● SET EXERCISE
Starting at the first line of the data, print each line verbatim up to and including the line bearing "40, 45, 50]", omitting pictures.

● SUPPLIED MATERIAL
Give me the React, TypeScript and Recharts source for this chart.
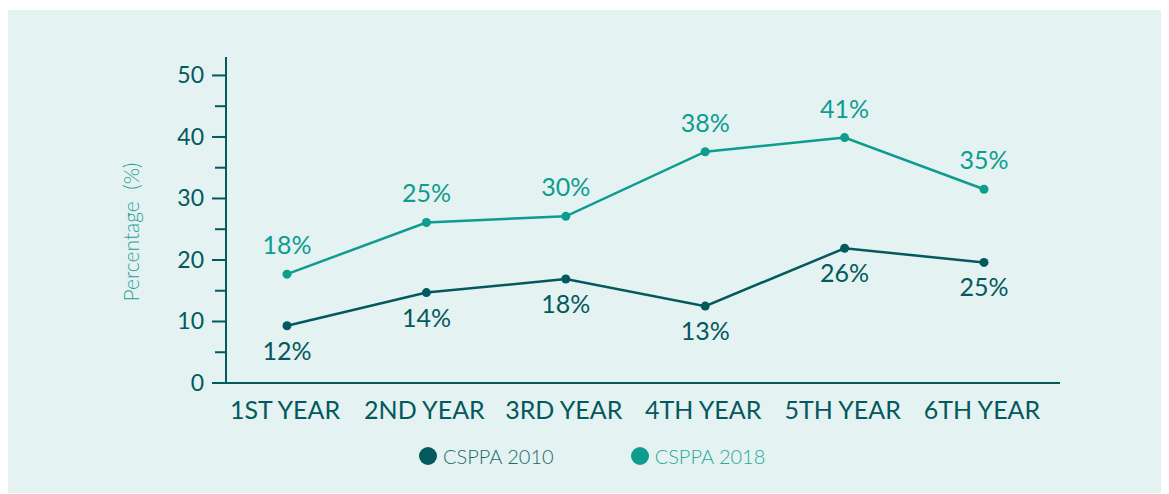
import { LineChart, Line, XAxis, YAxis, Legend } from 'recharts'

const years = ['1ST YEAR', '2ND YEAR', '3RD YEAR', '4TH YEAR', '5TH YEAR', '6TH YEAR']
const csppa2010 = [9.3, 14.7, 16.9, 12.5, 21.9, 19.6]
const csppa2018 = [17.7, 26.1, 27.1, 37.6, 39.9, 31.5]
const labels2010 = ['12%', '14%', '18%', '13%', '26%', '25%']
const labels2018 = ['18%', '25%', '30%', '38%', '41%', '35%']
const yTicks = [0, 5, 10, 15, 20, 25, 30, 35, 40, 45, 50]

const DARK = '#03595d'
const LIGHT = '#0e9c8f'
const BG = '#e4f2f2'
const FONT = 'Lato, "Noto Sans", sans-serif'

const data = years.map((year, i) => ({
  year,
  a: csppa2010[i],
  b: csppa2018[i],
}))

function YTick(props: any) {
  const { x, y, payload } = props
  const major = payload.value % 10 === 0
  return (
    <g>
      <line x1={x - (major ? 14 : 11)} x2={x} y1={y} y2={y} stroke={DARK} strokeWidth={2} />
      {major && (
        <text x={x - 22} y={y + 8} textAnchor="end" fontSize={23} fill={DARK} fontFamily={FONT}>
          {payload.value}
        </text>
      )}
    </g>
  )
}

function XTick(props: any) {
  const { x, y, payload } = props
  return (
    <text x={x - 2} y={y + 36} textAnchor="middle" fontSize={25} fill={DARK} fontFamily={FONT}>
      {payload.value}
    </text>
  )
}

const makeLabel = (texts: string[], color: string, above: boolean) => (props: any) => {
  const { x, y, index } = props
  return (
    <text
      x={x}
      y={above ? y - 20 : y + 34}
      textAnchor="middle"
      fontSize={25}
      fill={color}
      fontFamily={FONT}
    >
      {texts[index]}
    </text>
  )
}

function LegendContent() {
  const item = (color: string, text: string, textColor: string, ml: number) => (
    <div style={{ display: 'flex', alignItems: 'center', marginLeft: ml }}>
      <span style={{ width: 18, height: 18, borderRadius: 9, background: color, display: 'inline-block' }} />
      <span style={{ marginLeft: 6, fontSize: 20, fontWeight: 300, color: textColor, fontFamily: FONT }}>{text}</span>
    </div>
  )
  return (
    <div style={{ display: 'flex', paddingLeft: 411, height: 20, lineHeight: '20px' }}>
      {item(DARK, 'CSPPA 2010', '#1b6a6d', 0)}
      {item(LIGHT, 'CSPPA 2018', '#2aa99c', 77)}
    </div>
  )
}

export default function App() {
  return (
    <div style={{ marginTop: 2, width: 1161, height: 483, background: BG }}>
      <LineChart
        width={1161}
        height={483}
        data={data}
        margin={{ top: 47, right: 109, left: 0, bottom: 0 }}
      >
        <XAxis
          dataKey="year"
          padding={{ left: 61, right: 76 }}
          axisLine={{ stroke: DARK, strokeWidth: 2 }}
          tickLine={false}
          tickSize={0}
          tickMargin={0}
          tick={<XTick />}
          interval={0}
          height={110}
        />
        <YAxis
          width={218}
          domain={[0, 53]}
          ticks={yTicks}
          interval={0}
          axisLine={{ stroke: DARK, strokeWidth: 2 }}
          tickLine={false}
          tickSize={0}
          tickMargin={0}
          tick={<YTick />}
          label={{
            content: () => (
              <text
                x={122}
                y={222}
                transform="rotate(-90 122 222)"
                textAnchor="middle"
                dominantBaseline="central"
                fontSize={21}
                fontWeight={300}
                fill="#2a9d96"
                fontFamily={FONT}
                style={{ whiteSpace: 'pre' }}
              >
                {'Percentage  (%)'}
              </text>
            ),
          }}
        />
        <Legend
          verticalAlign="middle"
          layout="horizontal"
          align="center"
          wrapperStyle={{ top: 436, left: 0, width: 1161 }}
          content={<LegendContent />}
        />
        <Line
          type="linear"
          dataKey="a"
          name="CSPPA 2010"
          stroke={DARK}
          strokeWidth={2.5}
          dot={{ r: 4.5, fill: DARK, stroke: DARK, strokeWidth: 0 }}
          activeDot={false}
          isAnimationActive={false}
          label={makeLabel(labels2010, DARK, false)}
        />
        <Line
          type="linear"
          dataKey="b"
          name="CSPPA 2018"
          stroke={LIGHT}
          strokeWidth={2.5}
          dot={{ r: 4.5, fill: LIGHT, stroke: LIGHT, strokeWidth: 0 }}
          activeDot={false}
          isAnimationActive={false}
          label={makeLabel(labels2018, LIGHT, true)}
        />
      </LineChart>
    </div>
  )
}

● COMPLETED EXERCISE
Give me the React, TypeScript and Recharts source for this chart.
import { LineChart, Line, XAxis, YAxis, Legend } from 'recharts'

const years = ['1ST YEAR', '2ND YEAR', '3RD YEAR', '4TH YEAR', '5TH YEAR', '6TH YEAR']
const csppa2010 = [9.3, 14.7, 16.9, 12.5, 21.9, 19.6]
const csppa2018 = [17.7, 26.1, 27.1, 37.6, 39.9, 31.5]
const labels2010 = ['12%', '14%', '18%', '13%', '26%', '25%']
const labels2018 = ['18%', '25%', '30%', '38%', '41%', '35%']
const yTicks = [0, 5, 10, 15, 20, 25, 30, 35, 40, 45, 50]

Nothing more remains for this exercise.